Objective => Spot every line with the word "seaborn" and return it.

───

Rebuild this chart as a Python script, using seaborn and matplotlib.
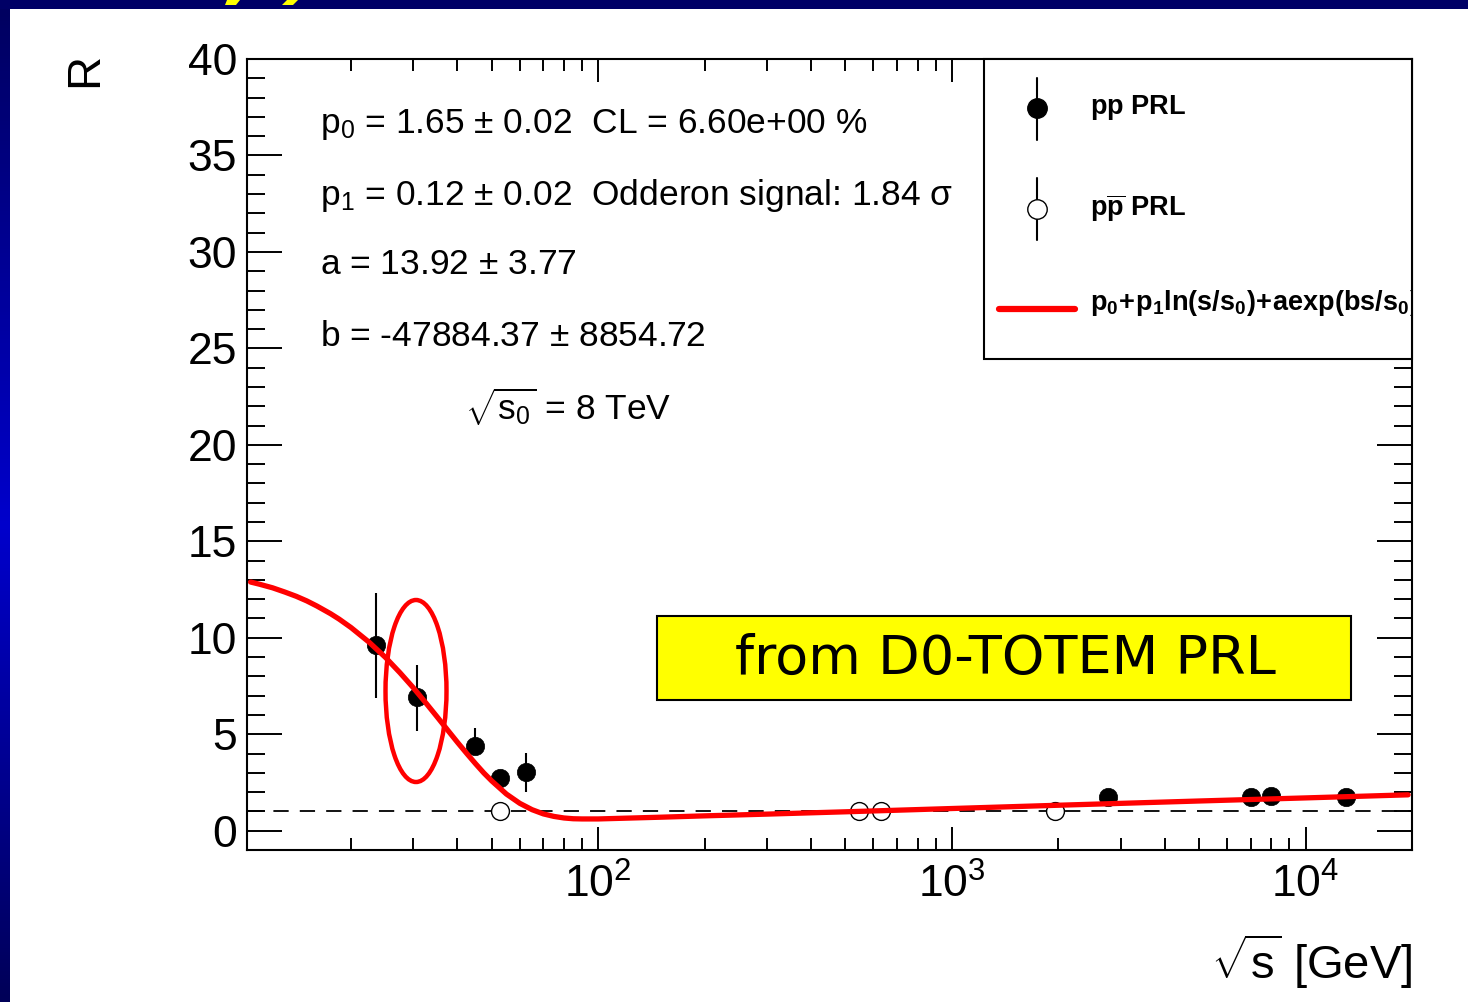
import numpy as np
import pandas as pd
import matplotlib
matplotlib.use("Agg")
import matplotlib.pyplot as plt
import seaborn as sns
from matplotlib.patches import Rectangle, Ellipse, Polygon
from matplotlib.lines import Line2D
from matplotlib.ticker import MultipleLocator, LogLocator, NullFormatter
from matplotlib.colors import LinearSegmentedColormap

# ---------------- data ----------------
pp_sqrts = [23.5, 30.7, 44.7, 52.8, 62.5, 2760, 7000, 8000, 13000]
pp_R = [9.64, 6.94, 4.40, 2.75, 3.06, 1.75, 1.75, 1.78, 1.75]
pp_R_low = [6.89, 5.18, 4.00, 2.55, 2.02, 1.65, 1.65, 1.68, 1.65]
pp_R_high = [12.33, 8.60, 5.34, 2.95, 4.04, 1.85, 1.85, 1.88, 1.85]

ppbar_sqrts = [52.8, 546, 630, 1960]
ppbar_R = [1.0, 1.0, 1.0, 1.0]

fit_sqrts = [10.4, 11, 12, 13, 14, 15, 16, 17.5, 18.5, 20, 22.5, 25, 27.5,
             30, 32.5, 35, 37.5, 40, 42.5, 45, 47.5, 50, 55, 60, 65, 70, 75,
             80, 85, 90, 100, 150, 200, 300, 500, 1000, 2000, 5000, 10000,
             19500]
fit_R = [12.89, 12.78, 12.59, 12.37, 12.15, 11.91, 11.65, 11.25, 10.97,
         10.53, 9.77, 8.99, 8.19, 7.41, 6.64, 5.91, 5.22, 4.58, 4.00, 3.47,
         2.99, 2.58, 1.90, 1.42, 1.09, 0.87, 0.74, 0.66, 0.62, 0.61, 0.61,
         0.70, 0.77, 0.86, 0.98, 1.15, 1.32, 1.54, 1.70, 1.86]

stat_lines = [r"p$_0$ = 1.65 $\pm$ 0.02  CL = 6.60e+00 %",
              r"p$_1$ = 0.12 $\pm$ 0.02  Odderon signal: 1.84 σ",
              r"a = 13.92 $\pm$ 3.77",
              r"b = -47884.37 $\pm$ 8854.72"]
legend_labels = [r"$\mathbf{pp}$ PRL",
                 r"$\mathbf{p\overline{p}}$ PRL",
                 r"$\mathbf{p_0\!+\!p_1ln(s/s_0)\!+\!aexp(bs/s_0)}$"]
y_ticks = [0, 5, 10, 15, 20, 25, 30, 35, 40]

pp_df = pd.DataFrame({"sqrts": pp_sqrts, "R": pp_R})
ppbar_df = pd.DataFrame({"sqrts": ppbar_sqrts, "R": ppbar_R})
fit_df = pd.DataFrame({"sqrts": fit_sqrts, "R": fit_R})

# ---------------- style ----------------
sns.set_theme(style="ticks")
plt.rcParams["font.family"] = ["Liberation Sans", "DejaVu Sans"]
plt.rcParams["mathtext.fontset"] = "custom"
plt.rcParams["mathtext.rm"] = "Liberation Sans"
plt.rcParams["mathtext.it"] = "Liberation Sans:italic"
plt.rcParams["mathtext.bf"] = "Liberation Sans:bold"
plt.rcParams["mathtext.sf"] = "Liberation Sans"
plt.rcParams["lines.scale_dashes"] = False

W, H = 1468, 1002
fig = plt.figure(figsize=(W / 100, H / 100), dpi=100, facecolor="white")

def fx(px):
    return px / W

def fy(py):
    return 1 - py / H

# slide background: navy top strip, gradient left strip
fig.patches.append(Rectangle((0, fy(9)), 1, 9 / H, transform=fig.transFigure,
                             facecolor="#000066", edgecolor="none", zorder=0))
cmap = LinearSegmentedColormap.from_list(
    "slide", [(0, "#000060"), (0.52, "#0000CC"), (1, "#000058")])
bax = fig.add_axes([0, 0, fx(10), fy(9)])
bax.imshow(np.linspace(0, 1, 256).reshape(-1, 1), aspect="auto", cmap=cmap)
bax.set_axis_off()
for pts in ([(227, 0), (240, 0), (236, 5), (225, 5)],
            [(287, 0), (298, 0), (293, 5), (282, 5)]):
    fig.patches.append(Polygon([(fx(a), fy(b)) for a, b in pts], closed=True,
                               transform=fig.transFigure, facecolor="#FFFF00",
                               edgecolor="none", zorder=1))

# ---------------- main axes ----------------
L, R_, T, B = 247, 1412, 59, 850
ax = fig.add_axes([fx(L), fy(B), (R_ - L) / W, (B - T) / H])
ax.set_xscale("log")
ax.set_xlim(10.16, 20000)
ax.set_ylim(-1, 40)

ax.axhline(1.0, color="black", lw=1.3, dashes=(11, 8), zorder=1)

ax.vlines(pp_sqrts, pp_R_low, pp_R_high, color="black", lw=1.5, zorder=2)
sns.scatterplot(data=pp_df, x="sqrts", y="R", ax=ax, s=175, color="black",
                edgecolor="black", linewidth=0.5, zorder=3, legend=False)
sns.scatterplot(data=ppbar_df, x="sqrts", y="R", ax=ax, s=165,
                facecolor="white", edgecolor="black", linewidth=1.0,
                zorder=3, legend=False)
sns.lineplot(data=fit_df, x="sqrts", y="R", ax=ax, color="#FF0000", lw=3.8,
             estimator=None, sort=False, zorder=4, legend=False)

ax.set_xlabel("")
ax.set_ylabel("")
ax.set_yticks(y_ticks)
ax.yaxis.set_minor_locator(MultipleLocator(1))
ax.xaxis.set_major_locator(LogLocator(base=10))
ax.xaxis.set_minor_locator(LogLocator(base=10, subs=np.arange(2, 10)))
ax.xaxis.set_minor_formatter(NullFormatter())
ax.tick_params(which="both", direction="in", top=True, right=True,
               width=1.4, color="black", labelsize=32, labelcolor="black")
ax.tick_params(axis="y", which="major", length=25, pad=7)
ax.tick_params(axis="y", which="minor", length=13)
ax.tick_params(axis="x", which="major", length=16.5, pad=10)
ax.tick_params(axis="x", which="minor", length=8.6)
for sp in ax.spines.values():
    sp.set_linewidth(1.5)
    sp.set_color("black")
    sp.set_visible(True)

def axx(px):
    return (px - L) / (R_ - L)

def axy(py):
    return (B - py) / (B - T)

# fit statistics text
stat_y = [125, 195, 265, 337]
for txt, py in zip(stat_lines, stat_y):
    ax.text(axx(320), axy(py), txt, transform=ax.transAxes,
            fontsize=25.5, ha="left", va="center", color="black", zorder=5)
ax.text(axx(465), axy(407), r"$\sqrt{\mathrm{s}_0}$ = 8 TeV",
        transform=ax.transAxes, fontsize=25.5, ha="left", va="center",
        color="black", zorder=5)

# legend box (ROOT style)
box = Rectangle((axx(984), axy(359)), 1 - axx(984), 1 - axy(359),
                transform=ax.transAxes, facecolor="white", edgecolor="black",
                lw=1.5, zorder=5, clip_on=False)
ax.add_patch(box)
mx = axx(1037)
ax.add_line(Line2D([mx, mx], [axy(78), axy(140)], transform=ax.transAxes,
                   color="black", lw=1.5, zorder=6))
ax.add_line(Line2D([mx], [axy(108)], transform=ax.transAxes, marker="o",
                   markersize=14, markerfacecolor="black",
                   markeredgecolor="black", lw=0, zorder=7))
ax.add_line(Line2D([mx, mx], [axy(178), axy(240)], transform=ax.transAxes,
                   color="black", lw=1.5, zorder=6))
ax.add_line(Line2D([mx], [axy(209)], transform=ax.transAxes, marker="o",
                   markersize=14, markerfacecolor="white",
                   markeredgecolor="black", markeredgewidth=1.0, lw=0, zorder=7))
ax.add_line(Line2D([axx(999), axx(1075)], [axy(309), axy(309)],
                   transform=ax.transAxes, color="#FF0000", lw=4.5, zorder=6))
for lab, py in zip(legend_labels, [107, 208, 303]):
    t = ax.text(axx(1090), axy(py), lab, transform=ax.transAxes, fontsize=19.5,
                fontweight="bold", ha="left", va="center", color="black",
                zorder=7, clip_on=True)
    t.set_clip_path(box)

# yellow overlay box
ybox = Rectangle((axx(657), axy(700)), axx(1351) - axx(657), axy(616) - axy(700),
                 transform=ax.transAxes, facecolor="#FFFF00", edgecolor="black",
                 lw=1.5, zorder=8)
ax.add_patch(ybox)
ax.text(axx(1005), axy(659), "from D0-TOTEM PRL", transform=ax.transAxes,
        fontsize=39, family="DejaVu Sans", ha="center", va="center",
        color="black", zorder=9)

# red ellipse highlight
ax.add_patch(Ellipse((axx(416), axy(691)), 61 / (R_ - L), 182 / (B - T),
                     transform=ax.transAxes, facecolor="none",
                     edgecolor="#FF0000", lw=3.2, zorder=9))

# axis titles
fig.text(fx(85), fy(70), "R", rotation=90, fontsize=34, ha="center",
         va="center", color="black")
fig.text(fx(1412), fy(962), r"$\sqrt{\mathrm{s}}$ [GeV]", fontsize=34,
         ha="right", va="center", color="black")

fig.savefig("out.png", dpi=100, facecolor="white")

───

Exercise output =>
Rebuild this chart as a Python script, using seaborn and matplotlib.
import seaborn as sns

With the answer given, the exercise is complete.